DATASET EXTRACT.

▽

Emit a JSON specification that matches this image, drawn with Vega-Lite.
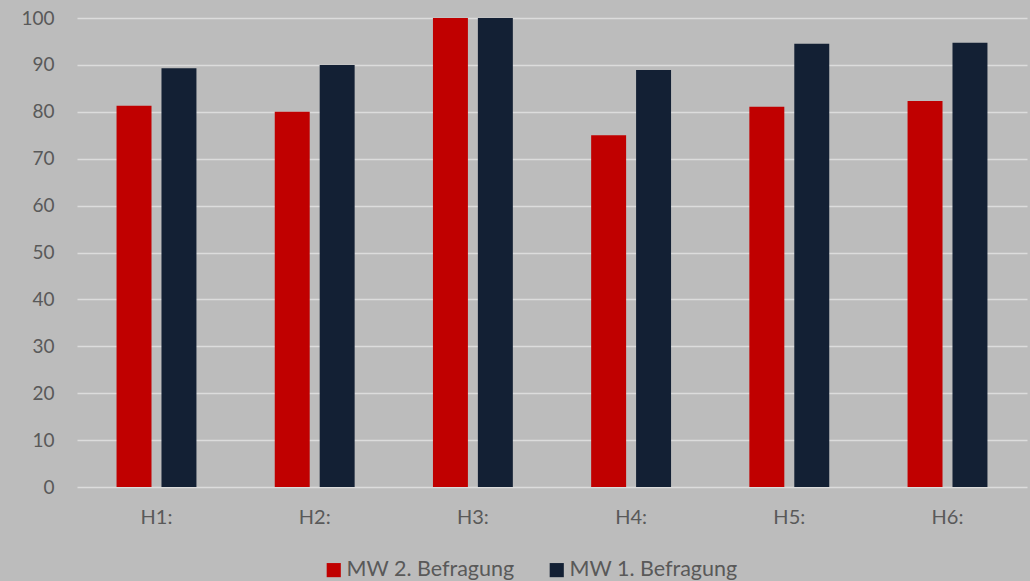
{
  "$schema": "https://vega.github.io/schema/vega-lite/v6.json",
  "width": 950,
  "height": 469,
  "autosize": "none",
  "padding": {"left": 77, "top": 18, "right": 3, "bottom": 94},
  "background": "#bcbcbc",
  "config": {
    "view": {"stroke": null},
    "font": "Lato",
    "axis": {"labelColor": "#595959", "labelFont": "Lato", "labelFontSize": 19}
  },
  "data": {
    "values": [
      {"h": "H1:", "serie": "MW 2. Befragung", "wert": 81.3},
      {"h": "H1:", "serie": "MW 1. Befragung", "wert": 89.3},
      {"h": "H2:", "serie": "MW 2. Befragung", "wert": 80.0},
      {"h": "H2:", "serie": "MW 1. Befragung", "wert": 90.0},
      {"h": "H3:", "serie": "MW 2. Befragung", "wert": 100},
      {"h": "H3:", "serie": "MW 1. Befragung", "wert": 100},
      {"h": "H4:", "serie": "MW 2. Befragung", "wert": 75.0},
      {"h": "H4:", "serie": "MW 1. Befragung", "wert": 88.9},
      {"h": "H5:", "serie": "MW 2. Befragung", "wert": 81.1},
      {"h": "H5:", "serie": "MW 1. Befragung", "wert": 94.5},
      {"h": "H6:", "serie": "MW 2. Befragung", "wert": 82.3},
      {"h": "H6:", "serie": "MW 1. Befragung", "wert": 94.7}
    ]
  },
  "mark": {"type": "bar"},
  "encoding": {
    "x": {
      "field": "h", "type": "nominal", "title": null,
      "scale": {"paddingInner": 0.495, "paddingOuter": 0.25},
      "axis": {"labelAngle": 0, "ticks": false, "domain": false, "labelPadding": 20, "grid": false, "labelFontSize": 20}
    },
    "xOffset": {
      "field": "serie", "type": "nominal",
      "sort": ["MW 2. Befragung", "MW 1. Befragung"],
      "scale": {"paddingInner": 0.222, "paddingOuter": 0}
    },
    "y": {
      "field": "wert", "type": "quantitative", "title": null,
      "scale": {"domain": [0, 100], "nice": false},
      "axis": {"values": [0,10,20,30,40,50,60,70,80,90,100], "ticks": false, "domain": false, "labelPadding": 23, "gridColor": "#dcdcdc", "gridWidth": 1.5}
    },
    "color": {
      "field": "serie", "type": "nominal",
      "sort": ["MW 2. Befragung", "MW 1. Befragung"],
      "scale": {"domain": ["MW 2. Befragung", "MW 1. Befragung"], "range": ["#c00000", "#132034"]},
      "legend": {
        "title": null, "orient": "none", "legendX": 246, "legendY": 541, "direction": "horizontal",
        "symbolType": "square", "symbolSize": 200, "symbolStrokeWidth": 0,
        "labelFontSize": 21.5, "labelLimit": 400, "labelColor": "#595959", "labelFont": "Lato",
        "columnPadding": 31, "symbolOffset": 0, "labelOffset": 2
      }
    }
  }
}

△

DIRECTIONS FOR THIS TASK. All the lines above are to be given again exactly as they read, with the pictures removed.

REPLY TO THE TASK.
Emit a JSON specification that matches this image, drawn with Vega-Lite.
{
  "$schema": "https://vega.github.io/schema/vega-lite/v6.json",
  "width": 950,
  "height": 469,
  "autosize": "none",
  "padding": {"left": 77, "top": 18, "right": 3, "bottom": 94},
  "background": "#bcbcbc",
  "config": {
    "view": {"stroke": null},
    "font": "Lato",
    "axis": {"labelColor": "#595959", "labelFont": "Lato", "labelFontSize": 19}
  },
  "data": {
    "values": [
      {"h": "H1:", "serie": "MW 2. Befragung", "wert": 81.3},
      {"h": "H1:", "serie": "MW 1. Befragung", "wert": 89.3},
      {"h": "H2:", "serie": "MW 2. Befragung", "wert": 80.0},
      {"h": "H2:", "serie": "MW 1. Befragung", "wert": 90.0},
      {"h": "H3:", "serie": "MW 2. Befragung", "wert": 100},
      {"h": "H3:", "serie": "MW 1. Befragung", "wert": 100},
      {"h": "H4:", "serie": "MW 2. Befragung", "wert": 75.0},
      {"h": "H4:", "serie": "MW 1. Befragung", "wert": 88.9},
      {"h": "H5:", "serie": "MW 2. Befragung", "wert": 81.1},
      {"h": "H5:", "serie": "MW 1. Befragung", "wert": 94.5},
      {"h": "H6:", "serie": "MW 2. Befragung", "wert": 82.3},
      {"h": "H6:", "serie": "MW 1. Befragung", "wert": 94.7}
    ]
  },
  "mark": {"type": "bar"},
  "encoding": {
    "x": {
      "field": "h", "type": "nominal", "title": null,
      "scale": {"paddingInner": 0.495, "paddingOuter": 0.25},
      "axis": {"labelAngle": 0, "ticks": false, "domain": false, "labelPadding": 20, "grid": false, "labelFontSize": 20}
    },
    "xOffset": {
      "field": "serie", "type": "nominal",
      "sort": ["MW 2. Befragung", "MW 1. Befragung"],
      "scale": {"paddingInner": 0.222, "paddingOuter": 0}
    },
    "y": {
      "field": "wert", "type": "quantitative", "title": null,
      "scale": {"domain": [0, 100], "nice": false},
      "axis": {"values": [0,10,20,30,40,50,60,70,80,90,100], "ticks": false, "domain": false, "labelPadding": 23, "gridColor": "#dcdcdc", "gridWidth": 1.5}
    },
    "color": {
      "field": "serie", "type": "nominal",
      "sort": ["MW 2. Befragung", "MW 1. Befragung"],
      "scale": {"domain": ["MW 2. Befragung", "MW 1. Befragung"], "range": ["#c00000", "#132034"]},
      "legend": {
        "title": null, "orient": "none", "legendX": 246, "legendY": 541, "direction": "horizontal",
        "symbolType": "square", "symbolSize": 200, "symbolStrokeWidth": 0,
        "labelFontSize": 21.5, "labelLimit": 400, "labelColor": "#595959", "labelFont": "Lato",
        "columnPadding": 31, "symbolOffset": 0, "labelOffset": 2
      }
    }
  }
}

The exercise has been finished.